**GIVEN EXERCISE:**
Extract the lines of the material below, beginning with the first and ending with the line that holds "const TOP = '#3c6499'". Skip every picture.

Source data:

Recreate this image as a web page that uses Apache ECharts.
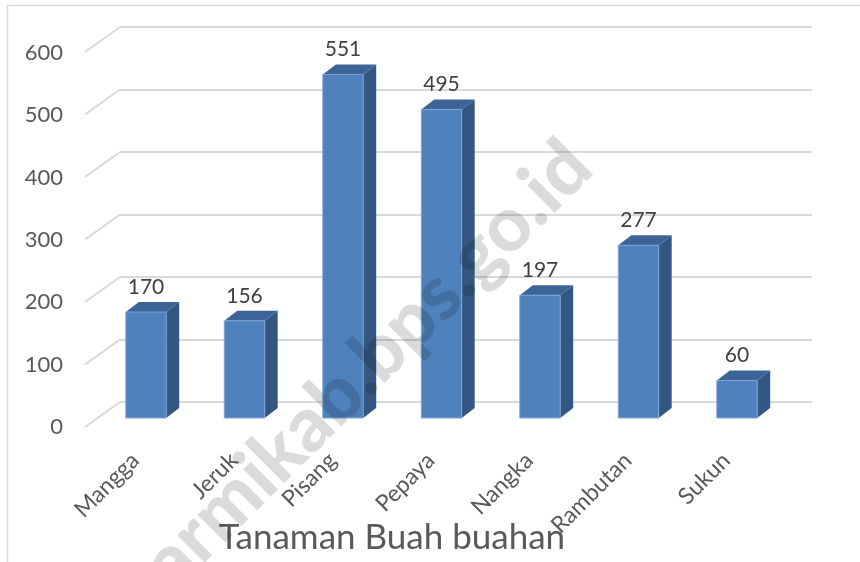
<!DOCTYPE html>
<html>
<head>
<meta charset="utf-8">
<script src="https://cdn.jsdelivr.net/npm/echarts@6/dist/echarts.min.js"></script>
<style>
  html, body { margin: 0; padding: 0; background: #fff; }
  #chart { width: 860px; height: 562px; }
</style>
</head>
<body>
<div id="chart"></div>
<script>
const categories = ['Mangga', 'Jeruk', 'Pisang', 'Pepaya', 'Nangka', 'Rambutan', 'Sukun']
const values = [170, 156, 551, 495, 197, 277, 60]
const yTicks = [0, 100, 200, 300, 400, 500, 600]

const FONT = 'Lato'
const GRID_COLOR = '#d9d9d9'
const FRONT = '#4f81bd'
const SIDE = '#345781'
const TOP = '#3c6499'

// 3d column: front face + right side + top, plus the value label
function renderBar(params, api) {
  const base = api.coord([api.value(0), 0])
  const top = api.coord([api.value(0), api.value(1)])
  const w = api.size([1, 0])[0] * 0.41
  const x0 = base[0] - w / 2
  const x1 = base[0] + w / 2
  const yb = base[1]
  const yt = top[1]
  const dx = 13
  const dy = 10
  return {
    type: 'group',
    children: [
      {
        type: 'polygon',
        shape: { points: [[x1, yt], [x1 + dx, yt - dy], [x1 + dx, yb - dy], [x1, yb]] },
        style: { fill: SIDE }
      },
      {
        type: 'polygon',
        shape: { points: [[x0, yt], [x0 + dx, yt - dy], [x1 + dx, yt - dy], [x1, yt]] },
        style: { fill: TOP }
      },
      {
        type: 'rect',
        shape: { x: x0, y: yt, width: w, height: yb - yt },
        style: { fill: FRONT, stroke: '#7ea4d4', lineWidth: 1 }
      },
      {
        type: 'text',
        style: {
          text: String(api.value(1)),
          x: base[0],
          y: yt - 25,
          align: 'center',
          verticalAlign: 'middle',
          fill: '#404040',
          fontSize: 21,
          fontFamily: FONT
        }
      }
    ]
  }
}

// slanted floor part of each gridline
function renderSlant(params, api) {
  const p = api.coord([0, api.value(1)])
  const x = params.coordSys.x
  return {
    type: 'line',
    shape: { x1: x, y1: p[1], x2: x - 35, y2: p[1] + 25 },
    style: { stroke: GRID_COLOR, lineWidth: 2 }
  }
}

const chart = echarts.init(document.getElementById('chart'))

chart.setOption({
  animation: false,
  backgroundColor: '#fff',
  title: {
    text: 'Tanaman Buah buahan',
    left: 387,
    top: 515,
    textAlign: 'center',
    textStyle: { fontSize: 35, fontWeight: 'normal', color: '#595959', fontFamily: FONT }
  },
  grid: [
    // back wall
    { left: 120, right: 48, top: 27, bottom: 160 },
    // front floor edge (value labels)
    { left: 85, right: 83, top: 53, bottom: 135 },
    // bars
    { left: 96.75, right: 73.75, top: 44, bottom: 144 }
  ],
  xAxis: [
    { type: 'category', data: categories, gridIndex: 0, show: false },
    { type: 'category', data: categories, gridIndex: 1, show: false },
    {
      type: 'category',
      data: categories,
      gridIndex: 2,
      axisLine: { show: false },
      axisTick: { show: false },
      axisLabel: {
        interval: 0,
        rotate: 45,
        margin: 28,
        padding: [0, 15, 0, 0],
        fontSize: 23,
        color: '#595959',
        fontFamily: FONT
      }
    }
  ],
  yAxis: [
    {
      type: 'value', gridIndex: 0, min: 0, max: 600, interval: 100,
      axisLine: { show: false }, axisTick: { show: false }, axisLabel: { show: false },
      splitLine: { lineStyle: { color: GRID_COLOR, width: 2 } }
    },
    {
      type: 'value', gridIndex: 1, min: 0, max: 600, interval: 100,
      axisLine: { show: false }, axisTick: { show: false }, splitLine: { show: false },
      axisLabel: { margin: 22, fontSize: 22, color: '#595959', fontFamily: FONT }
    },
    { type: 'value', gridIndex: 2, min: 0, max: 600, show: false }
  ],
  graphic: [
    {
      type: 'rect',
      shape: { x: 7.5, y: 5.5, width: 900, height: 700 },
      style: { fill: 'none', stroke: GRID_COLOR, lineWidth: 1.5 },
      z: -10
    },
    {
      type: 'text',
      x: 356,
      y: 377,
      rotation: Math.PI / 4,
      z: 100,
      style: {
        text: 'sarmikab.bps.go.id',
        align: 'center',
        verticalAlign: 'middle',
        fill: 'rgba(0,0,0,0.14)',
        font: '900 76px Lato'
      }
    }
  ],
  series: [
    {
      type: 'custom',
      xAxisIndex: 0,
      yAxisIndex: 0,
      renderItem: renderSlant,
      data: yTicks.map(v => [0, v]),
      silent: true
    },
    {
      type: 'custom',
      xAxisIndex: 2,
      yAxisIndex: 2,
      renderItem: renderBar,
      data: values.map((v, i) => [i, v])
    }
  ]
})
</script>
</body>
</html>
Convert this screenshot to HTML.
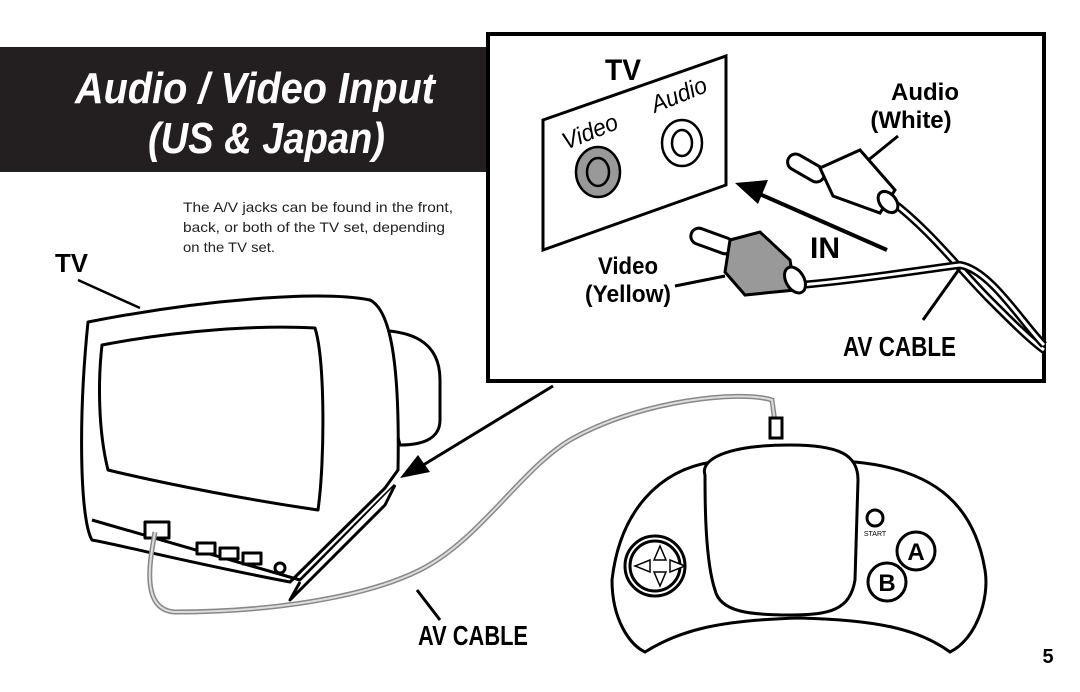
<!DOCTYPE html>
<html><head><style>
html,body{margin:0;padding:0;background:#fff;}
body{width:1080px;height:692px;position:relative;overflow:hidden;font-family:"Liberation Sans",sans-serif;}
svg{position:absolute;left:0;top:0;}
</style></head><body>
<svg width="1080" height="692" viewBox="0 0 1080 692" font-family="Liberation Sans, sans-serif">
<!-- banner -->
<rect x="0" y="47" width="492" height="125" fill="#231f20"/>
<text x="75" y="103" fill="#fff" font-size="44" font-weight="bold" font-style="italic" textLength="360" lengthAdjust="spacingAndGlyphs">Audio / Video Input</text>
<text x="148" y="153" fill="#fff" font-size="44" font-weight="bold" font-style="italic" textLength="237" lengthAdjust="spacingAndGlyphs">(US &amp; Japan)</text>
<!-- inset box -->
<rect x="488" y="34" width="556" height="347" fill="#fff" stroke="#000" stroke-width="4"/>
<text x="605" y="80" font-size="30" font-weight="bold" textLength="36" lengthAdjust="spacingAndGlyphs">TV</text>
<polygon points="543,120 726,56 726,185 543,250" fill="#fff" stroke="#000" stroke-width="3"/>
<text x="566" y="150" font-size="24" font-style="italic" transform="rotate(-22 566 150)" textLength="58" lengthAdjust="spacingAndGlyphs">Video</text>
<text x="655" y="113" font-size="24" font-style="italic" transform="rotate(-22 655 113)" textLength="58" lengthAdjust="spacingAndGlyphs">Audio</text>
<ellipse cx="598" cy="172" rx="22" ry="25" fill="#999" stroke="#000" stroke-width="2.5"/>
<ellipse cx="598" cy="172" rx="11" ry="14" fill="#999" stroke="#000" stroke-width="2.5"/>
<ellipse cx="682" cy="143" rx="20" ry="23" fill="#fff" stroke="#000" stroke-width="2.5"/>
<ellipse cx="682" cy="143" rx="10" ry="13" fill="#fff" stroke="#000" stroke-width="2.5"/>
<text x="925" y="100" font-size="24" font-weight="bold" text-anchor="middle">Audio</text>
<text x="911" y="128" font-size="24" font-weight="bold" text-anchor="middle">(White)</text>
<line x1="898" y1="136" x2="850" y2="175" stroke="#000" stroke-width="3"/>
<!-- white plug -->
<g stroke="#000" stroke-width="3" fill="#fff">
<path d="M890,200 C930,230 960,270 990,300 C1010,320 1030,340 1044,350" fill="none" stroke-width="8"/>
<path d="M890,200 C930,230 960,270 990,300 C1010,320 1030,340 1044,350" fill="none" stroke="#fff" stroke-width="3"/>
<rect x="786" y="160" width="40" height="16" rx="8" transform="rotate(30 806 168)"/>
<path d="M820,168 L860,150 L895,190 L880,213 L833,196 Z"/>
<ellipse cx="888" cy="202" rx="8" ry="12" transform="rotate(-40 888 202)"/>
</g>
<!-- video plug -->
<g stroke="#000" stroke-width="3">
<path d="M800,285 C860,280 920,270 960,265 C990,270 1020,320 1044,345" fill="none" stroke-width="8"/>
<path d="M800,285 C860,280 920,270 960,265 C990,270 1020,320 1044,345" fill="none" stroke="#fff" stroke-width="3"/>
<rect x="690" y="233" width="44" height="16" rx="8" fill="#fff" transform="rotate(20 712 241)"/>
<path d="M730,240 L760,232 L790,260 L795,290 L745,295 L725,272 Z" fill="#999"/>
<ellipse cx="795" cy="280" rx="9" ry="14" fill="#fff" transform="rotate(-30 795 280)"/>
</g>
<line x1="887" y1="250" x2="755" y2="192" stroke="#000" stroke-width="4"/>
<polygon points="735,183 768,180 758,204" fill="#000"/>
<text x="810" y="258" font-size="30" font-weight="bold">IN</text>
<text x="598" y="274" font-size="24" font-weight="bold" textLength="60" lengthAdjust="spacingAndGlyphs">Video</text>
<text x="585" y="302" font-size="24" font-weight="bold" textLength="86" lengthAdjust="spacingAndGlyphs">(Yellow)</text>
<line x1="675" y1="286" x2="725" y2="276" stroke="#000" stroke-width="3"/>
<line x1="923" y1="320" x2="960" y2="268" stroke="#000" stroke-width="3"/>
<text x="843" y="356" font-size="28" font-weight="bold" textLength="113" lengthAdjust="spacingAndGlyphs">AV CABLE</text>
<!-- description -->
<text font-size="14" fill="#222">
<tspan x="183" y="212" textLength="270" lengthAdjust="spacingAndGlyphs">The A/V jacks can be found in the front,</tspan>
<tspan x="183" y="232" textLength="262" lengthAdjust="spacingAndGlyphs">back, or both of the TV set, depending</tspan>
<tspan x="183" y="252" textLength="92" lengthAdjust="spacingAndGlyphs">on the TV set.</tspan></text>
<text x="55" y="272" font-size="26" font-weight="bold" textLength="33" lengthAdjust="spacingAndGlyphs">TV</text>
<line x1="78" y1="280" x2="140" y2="308" stroke="#000" stroke-width="2.5"/>
<!-- TV -->
<g stroke="#000" stroke-width="3" fill="#fff" stroke-linejoin="round">
<path d="M370,330 C410,330 440,340 440,380 L440,420 C440,440 420,445 400,445 Z"/>
<path d="M88,322 C200,300 320,290 370,300 C390,310 400,360 398,470 L385,488 L290,582 C200,565 120,545 92,540 C80,520 78,420 88,322 Z"/>
<path d="M92,520 L300,580 L395,485" fill="none"/>
<path d="M102,345 C180,330 260,325 315,328 C325,360 325,460 318,510 C250,500 170,485 108,470 C98,430 98,380 102,345 Z"/>
<path d="M300,582 L290,600 L385,505 L395,485" />
<rect x="145" y="522" width="24" height="16"/>
<rect x="197" y="543" width="18" height="11"/>
<rect x="220" y="548" width="18" height="11"/>
<rect x="243" y="553" width="18" height="11"/>
<circle cx="280" cy="568" r="5"/>
</g>
<line x1="553" y1="386" x2="420" y2="467" stroke="#000" stroke-width="3"/>
<polygon points="400,478 418,455 430,472" fill="#000"/>
<!-- cable -->
<path d="M155,532 C150,560 140,610 175,612 C260,612 360,600 420,570 C480,540 520,470 570,440 C640,400 740,390 772,400 L776,430" fill="none" stroke="#888" stroke-width="5"/>
<path d="M155,532 C150,560 140,610 175,612 C260,612 360,600 420,570 C480,540 520,470 570,440 C640,400 740,390 772,400 L776,430" fill="none" stroke="#ddd" stroke-width="2"/>
<line x1="417" y1="590" x2="440" y2="620" stroke="#000" stroke-width="3"/>
<text x="418" y="645" font-size="28" font-weight="bold" textLength="110" lengthAdjust="spacingAndGlyphs">AV CABLE</text>
<text x="1048" y="663" font-size="20" font-weight="bold" text-anchor="middle">5</text>
<!-- controller -->
<g stroke="#000" stroke-width="3" fill="#fff">
<rect x="770" y="418" width="12" height="20"/>
<path d="M712,462 C660,470 620,510 612,580 C612,620 630,645 645,652 C680,630 720,620 800,618 C880,620 920,630 950,652 C975,640 990,600 985,570 C975,510 940,470 855,462 Z"/>
<path d="M705,475 C700,460 725,445 790,445 C840,445 858,455 858,480 L855,580 C850,610 830,615 790,615 C750,615 720,612 715,590 C705,560 705,500 705,475 Z"/>
<circle cx="655" cy="566" r="30"/>
<circle cx="655" cy="566" r="25"/>
<circle cx="875" cy="518" r="8"/>
<circle cx="916" cy="551" r="19"/>
<circle cx="887" cy="582" r="19"/>
</g>
<g fill="#fff" stroke="#000" stroke-width="1.5">
<polygon points="660,546 654,560 666,560"/><polygon points="660,586 654,572 666,572"/>
<polygon points="635,566 650,560 650,572"/><polygon points="685,566 670,560 670,572"/>
</g>
<text x="875" y="536" font-size="7" text-anchor="middle">START</text>
<text x="916" y="560" font-size="24" font-weight="bold" text-anchor="middle">A</text>
<text x="887" y="591" font-size="24" font-weight="bold" text-anchor="middle">B</text>
</svg>
</body></html>
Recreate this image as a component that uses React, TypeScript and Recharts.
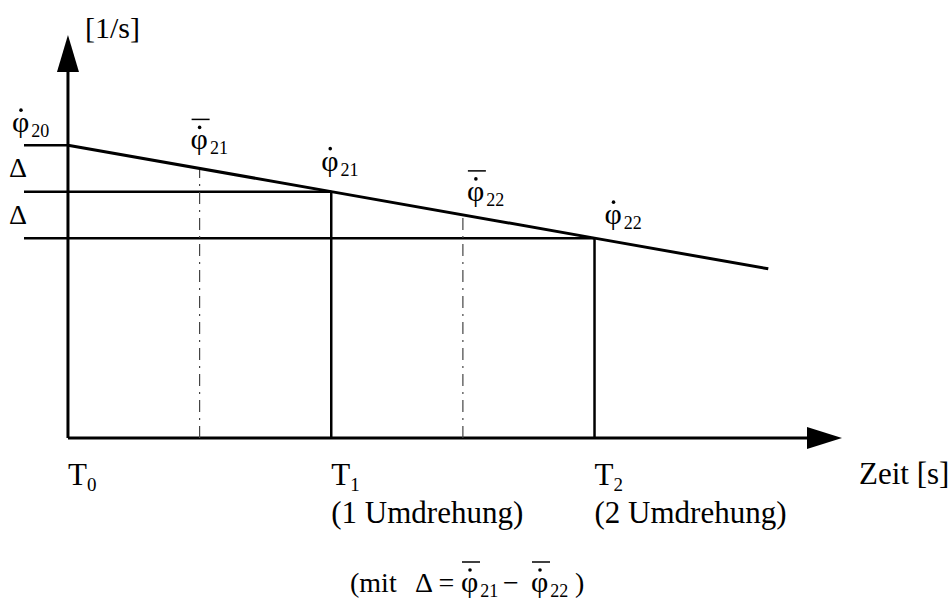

**FINISHED ANSWER:**
Recreate this image as a web page that uses Apache ECharts.
<!DOCTYPE html>
<html>
<head>
<meta charset="utf-8">
<script src="https://cdn.jsdelivr.net/npm/echarts@6/dist/echarts.min.js"></script>
<style>
  html, body { margin: 0; padding: 0; background: #fff; }
  #chart { width: 860px; height: 562px; }
</style>
</head>
<body>
<div id="chart"></div>
<script>
const categories = ['Mangga', 'Jeruk', 'Pisang', 'Pepaya', 'Nangka', 'Rambutan', 'Sukun']
const values = [170, 156, 551, 495, 197, 277, 60]
const yTicks = [0, 100, 200, 300, 400, 500, 600]

const FONT = 'Lato'
const GRID_COLOR = '#d9d9d9'
const FRONT = '#4f81bd'
const SIDE = '#345781'
const TOP = '#3c6499'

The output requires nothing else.